For those who are not inclined to click on links, here’s a quick summary of the story. CP symmetry violation is a difference between the behaviors of a particle and the mirror image of its antiparticle. The probability of a CP-violating process to occur is controlled by a complex phase parameter in the quark mixing matrix. There are two kinds of CP-violating processes that we can detect:

  • Some particles (kaons, D and B mesons) transform into their antiparticles and back as they propagate. CP violation means that the oscillation probability for going from the particle to the antiparticle is different from the probability to go from the antiparticle to the particle. Intuitively, you could imagine that the meson spends more time as a particle than as an antiparticle, or vice versa (in the sense of a time-averaged expectation value of the state). This is called indirect CP violation.
  • Most particles decay, and each reaction by which a particle can decay has a characteristic time constant that gives the average lifetime of the particles that decay via that reaction. (whew!) If the time constant of a particular decay reaction that starts with the particle differs from the time constant of the opposite reaction that starts with the antiparticle, that is called direct CP violation.

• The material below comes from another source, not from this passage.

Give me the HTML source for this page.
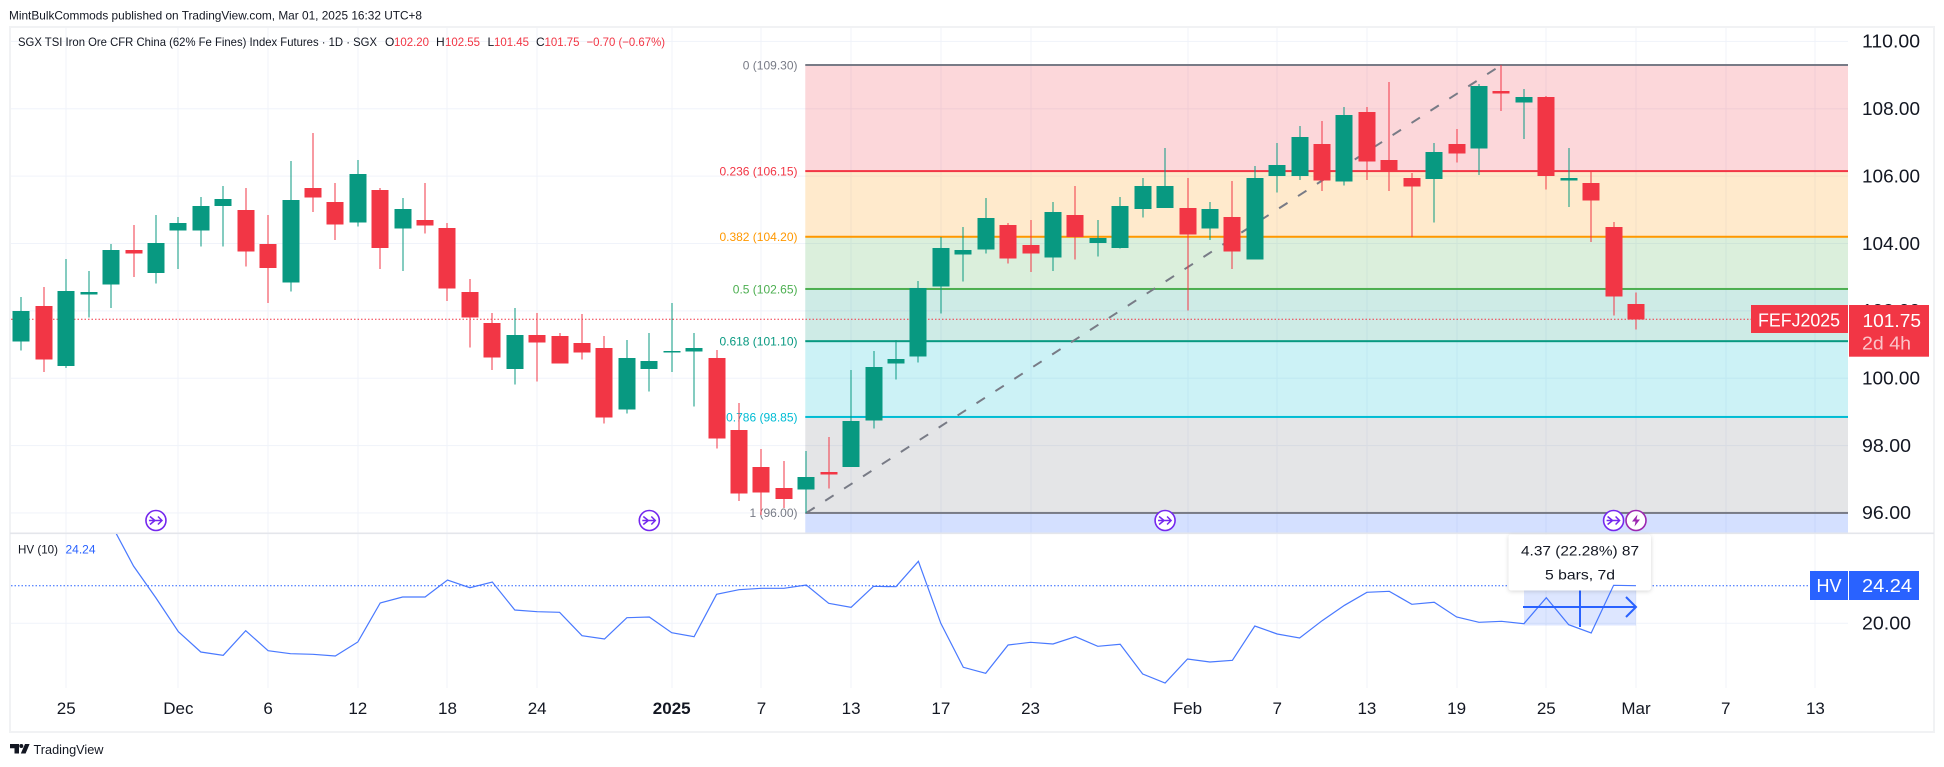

So far we have observed both direct and indirect CP violation in kaons and B mesons, which contain strange quarks and bottom quarks respectively. The new results from LHCb, if they pan out, will add direct CP violation in D mesons (which contain charm quarks) to that list. Finding and measuring the properties of CP violation with a new quark type will go a long way toward increasing our understanding of the mechanism behind this violation. That in turn will help explain why the universe contains matter and not antimatter — which is, in a sense, the ultimate example of CP violation.